We can use the boolean diff_thresholded
array from before to address all the pixels where it is True
("logical indexing"). Since we don't only want to change one value but all three color values, we again use slicing over the third axis, this time to set the values:
red = [1, 0, 0]
diff_rgb[diff_thresholded, :] = red
plt.imshow(diff_rgb)
On to the final plot!
Instead of just accepting an array of Axes
we can also use "unwrapping" to assign all three Axes
to their own variable like this:
fig, (ax1, ax2, ax3) = plt.subplots(1, 3)
ax1.imshow(im1)
ax2.imshow(im2)
ax3.imshow(diff_rgb)
The layout of this figure does not really fit. You could use a constrained layout or a tight layout to remedy this.
But why not just make the figure bigger? A figsize
of 20 by 7 inches works well here:
fig, (ax1, ax2, ax3) = plt.subplots(1, 3, figsize=(20, 7))
ax1.imshow(im1)
ax2.imshow(im2)
ax3.imshow(diff_rgb)
Now all that's missing is some titles. We could set them line by line as we did before, but once your plots start getting more complex it's a good idea to solve it in a loop.
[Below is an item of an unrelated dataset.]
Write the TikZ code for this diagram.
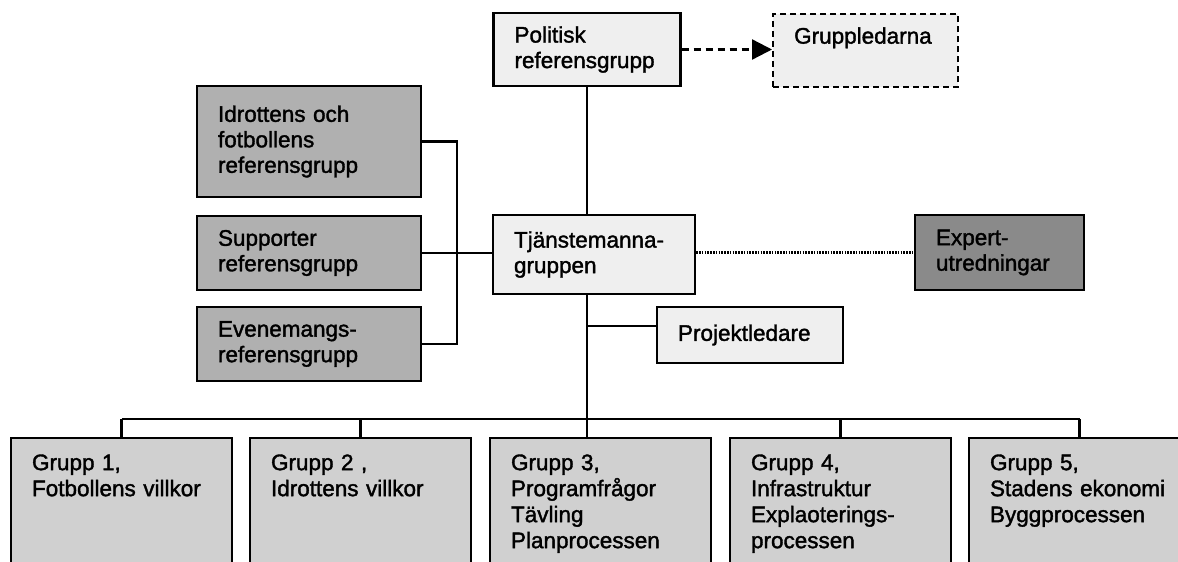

We can put our images and titles in a list:
images = [im1, im2, diff_rgb]
titles = ["original", "modified", "diff"]
Now we can use the in-built Python method zip()
to iterate over our two lists and the Axes
array together as if they were a list of tuples:
fig, axes = plt.subplots(1, 3, figsize=(20, 7))
for ax, im, title in zip(axes, images, titles):
ax.imshow(im)
ax.set_title(title)
fig.suptitle("Found the difference!", fontsize=16)
fig.savefig('sushi_diff.png', bbox_inches='tight')
At the end we set the supertitle to a readable font size and save the figure as a PNG. With bbox_inches='tight'
we suppress the big white borders of the PNG's bounding box.